Carbon emissions from forestry exceed every other industry while the number of jobs created per cubic metre of timber harvested is a fraction of that achieved in Europe, Holt said. She cited the example of Western Forest Products, which exports rough-cut cedar to New Zealand: “That is problematic from every element and we need to stop doing that.”
Dennis began his panel talk by showing a photo of the House of Huu-ay-aht, constructed from giant cedar and spruce logs two metres in diameter, hewn from old growth forest.
“Moving forward, we want to continue to be able to have these kinds of structures in our territory as our population grows,” said Dennis, a former logger. “That’s what that means to me … the land is our culture.”
The number of Huu-ay-aht people employed in the forest sector has grown during his time in office to 44 from just two in 1995, he noted.
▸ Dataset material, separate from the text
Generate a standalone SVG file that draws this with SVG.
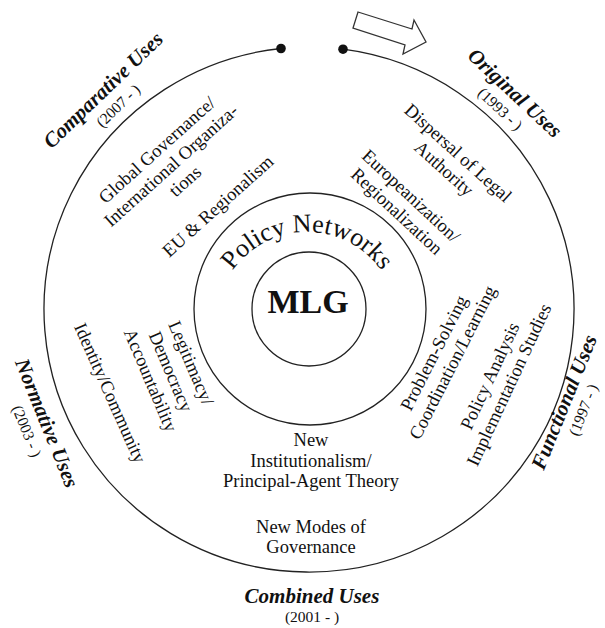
<svg xmlns="http://www.w3.org/2000/svg" width="605" height="628" viewBox="0 0 605 628">
<style>
text{font-family:"Liberation Serif","Times New Roman",serif;fill:#111;}
.b{font-size:18.5px;text-anchor:middle}
.h{font-size:21px;font-weight:bold;font-style:italic;text-anchor:middle}
.y{font-size:15.5px;text-anchor:middle}
.ring{fill:none;stroke:#222;stroke-width:1.3}
</style>
<defs>
<path id="pnArc" d="M216 323 A91 91 0 0 1 398 323"/>
</defs>
<rect width="605" height="628" fill="#fff"/>

<g id="outer-ring">
<path class="ring" d="M343 49.2 A265 262.5 0 1 1 281 48.5"/>
<circle cx="281" cy="48.5" r="4.8" fill="#111"/>
<circle cx="343" cy="49.2" r="4.8" fill="#111"/>
</g>

<g id="connectors">
<polygon points="358,12 412,29 414,20 426,42 403,54 405,45 353,28" fill="#fff" stroke="#333" stroke-width="1.3"/>
</g>

<g id="policy-networks">
<circle class="ring" cx="310" cy="309" r="116"/>
<text style="font-size:26px;text-anchor:middle"><textPath href="#pnArc" startOffset="50%">Policy Networks</textPath></text>
</g>

<g id="mlg">
<circle class="ring" cx="309" cy="309" r="57"/>
<text x="308" y="313" style="font-size:34px;font-weight:bold;text-anchor:middle">MLG</text>
</g>

<g id="original-uses">
<g transform="translate(515,93) rotate(43)">
<text class="h" y="7">Original Uses</text>
<text class="y" y="27">(1993 - )</text>
</g>
<g transform="translate(458,153) rotate(42)">
<text class="b" y="6">Dispersal of Legal</text>
<text class="b" y="27">Authority</text>
</g>
<g transform="translate(411,196) rotate(43)">
<text class="b" y="6">Europeanization/</text>
<text class="b" y="27">Regionalization</text>
</g>
</g>

<g id="functional-uses">
<g transform="translate(564,402) rotate(-68)">
<text class="h" y="7">Functional Uses</text>
<text class="y" y="26">(1997 - )</text>
</g>
<g transform="translate(434,353) rotate(-63)">
<text class="b" y="6">Problem-Solving</text>
<text class="b" y="27">Coordination/Learning</text>
</g>
<g transform="translate(490,376) rotate(-65)">
<text class="b" y="6">Policy Analysis</text>
<text class="b" y="27">Implementation Studies</text>
</g>
</g>

<g id="combined-uses">
<text class="b" x="311" y="446">New</text>
<text class="b" x="311" y="467">Institutionalism/</text>
<text class="b" x="311" y="487">Principal-Agent Theory</text>
<text class="b" x="311" y="533">New Modes of</text>
<text class="b" x="311" y="553">Governance</text>
<text class="h" x="312" y="603">Combined Uses</text>
<text class="y" x="312" y="622">(2001 - )</text>
</g>

<g id="normative-uses">
<g transform="translate(47,423) rotate(68)">
<text class="h" y="7">Normative Uses</text>
<text class="y" y="27">(2003 - )</text>
</g>
<g transform="translate(110,393) rotate(66)">
<text class="b" y="6">Identity/Community</text>
</g>
<g transform="translate(191,363) rotate(67)">
<text class="b" y="6">Legitimacy/</text>
<text class="b" y="28">Democracy</text>
<text class="b" y="50">Accountability</text>
</g>
</g>

<g id="comparative-uses">
<g transform="translate(103,90) rotate(-44)">
<text class="h" y="7">Comparative Uses</text>
<text class="y" y="27">(2007 - )</text>
</g>
<g transform="translate(157,150) rotate(-42)">
<text class="b" y="6">Global Governance/</text>
<text class="b" y="27">International Organiza-</text>
<text class="b" y="48">tions</text>
</g>
<g transform="translate(218,206) rotate(-42)">
<text class="b" y="6">EU &amp; Regionalism</text>
</g>
</g>
</svg>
“We’ve seen different companies log the valley and we didn’t like what we saw,” Dennis said. “With this current government, I’m happy how we’re working together to find a balance. It’s our turn to be in the driver’s seat.”
Of the 35 salmon streams in Huu-ay-aht territory, only three or four remain productive, a decline generally attributed to logging impacts.
“You wrecked it; we’re going to fix it. We’re going to find (the path forward) in a very balanced way,” following sacred principle of Hisuk Ma C’awak, everything is one, he said.
Merkel said the common sentiment expressed during the old growth review was a desire for change: “The general public has already made a shift and wants to see things done differently,” he said.
First Nations are pushing the envelope by taking a new approach and thinking of the land as a whole, he said.
“That’s really pushing us to a whole new standard of land care.”
He urged all sectors to “move beyond the games.”
“The old growth report was really not about old growth,” Merkel said. “It’s more about changing the way we look at the forest … Start thinking about this, not as a source of timber, not just as forest, but as a whole.”